De ahí que los discípulos y todos cuantos creen en Cristo, estén llamados a participar de esta alegría. Jesús quiere que sientan dentro de sí su misma alegría en plenitud: «Yo les he revelado tu nombre, para que el amor con que tú me has amado esté en ellos y también yo esté en ellos» (Jn 17,26).

Esta alegría de estar dentro del amor de Dios comienza ya aquí abajo. Es la alegría del Reino de Dios. Pero es una alegría concedida a lo largo de un camino escarpado, que requiere una confianza total en el Padre y en el Hijo, y dar una preferencia a las cosas del Reino.

El mensaje de Jesús promete ante todo la alegría, esa alegría exigente; ¿no se abre con las bienaventuranzas? «Dichosos vosotros los pobres, porque el Reino de los cielos es vuestro. Dichosos vosotros lo que ahora pasáis hambre, porque quedaréis saciados. Dichosos vosotros, los que ahora lloráis, porque reiréis» (Lc 6,20-21).

Misteriosamente, Cristo mismo, para desarraigar del corazón del hombre el pecado de suficiencia y manifestar al Padre una obediencia filial y completa, acepta morir a manos de los impíos (cf. Hech 2,23), morir sobre una cruz. Pero el Padre no permitió que la muerte lo retuviese en su poder. La resurrección de Jesús es el sello puesto por el Padre sobre el valor del sacrificio de su Hijo; es la prueba de la fidelidad del Padre, según el deseo formulado por Jesús antes de entrar en su pasión: «Padre, glorifica a tu Hijo, para que tu Hijo te glorifique» (Jn 17,1). Desde entonces Jesús vive para siempre en la Gloria del Padre, y por esto mismo los discípulos se sintieron arrebatados por una alegría imperecedera al ver al Señor, el día de Pascua.

Sucede que, aquí abajo, la alegría del Reino hecha realidad, no puede brotar más que de la celebración conjunta de la muerte y resurrección del Señor. Es la paradoja de la condición cristiana que esclarece singularmente la de la condición humana: ni las pruebas, ni los sufrimientos quedan eliminados de este mundo, sino que adquieren un nuevo sentido, ante la certeza de compartir la redención llevada a cabo por el Señor y de participar en su gloria.

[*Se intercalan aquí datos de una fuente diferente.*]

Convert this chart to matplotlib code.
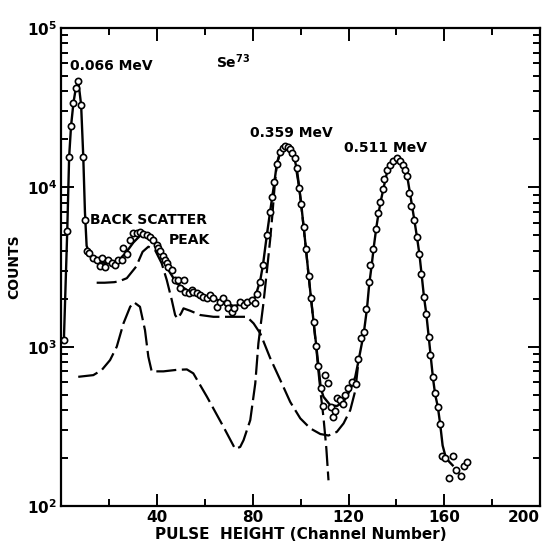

 Por eso el cristiano, sometido a las dificultades de la existencia común, no queda sin embargo reducido a buscar su camino a tientas, ni a ver la muerte el fin de sus esperanzas. En efecto, como yo lo anunciaba el profeta: «El pueblo que caminaba en tinieblas vio una luz grande; habitaban tierra de sombras y una luz les brilló. Acreciste la alegría, aumentaste el gozo» (Is 9,1-2). El Exsultet del pregón pascual canta un misterio realizado por encima de las esperanzas proféticas: en el anuncio gozoso de la resurrección, la pena misma del hombre se halla transfigurada, mientras que la plenitud de la alegría surge de la victoria del Crucificado, de su Corazón traspasado, de su Cuerpo glorificado, y esclarece las tinieblas de las almas": «Et nox illuminatio mea in deliciis meis» [6].


 La alegría pascual no es solamente la de una transfiguración posible: es la de una nueva presencia de Cristo resucitado, dispensando a los suyos el Espíritu, para que habite en ellos. Así el Espíritu Paráclito es dado a la Iglesia como principio inagotable de su alegría de esposa de Cristo glorificado. El lo envía de nuevo para recordar, mediante el ministerio de gracia y de verdad ejercido por los sucesores de los Apóstoles, la enseñanza misma del Señor. El suscitó en la Iglesia la vida divina y el apostolado. Y el cristiano sabe que este Espíritu no se extinguirá jamás en el curso de la historia. La fuente de esperanza manifestada en Pentecostés no se agotará.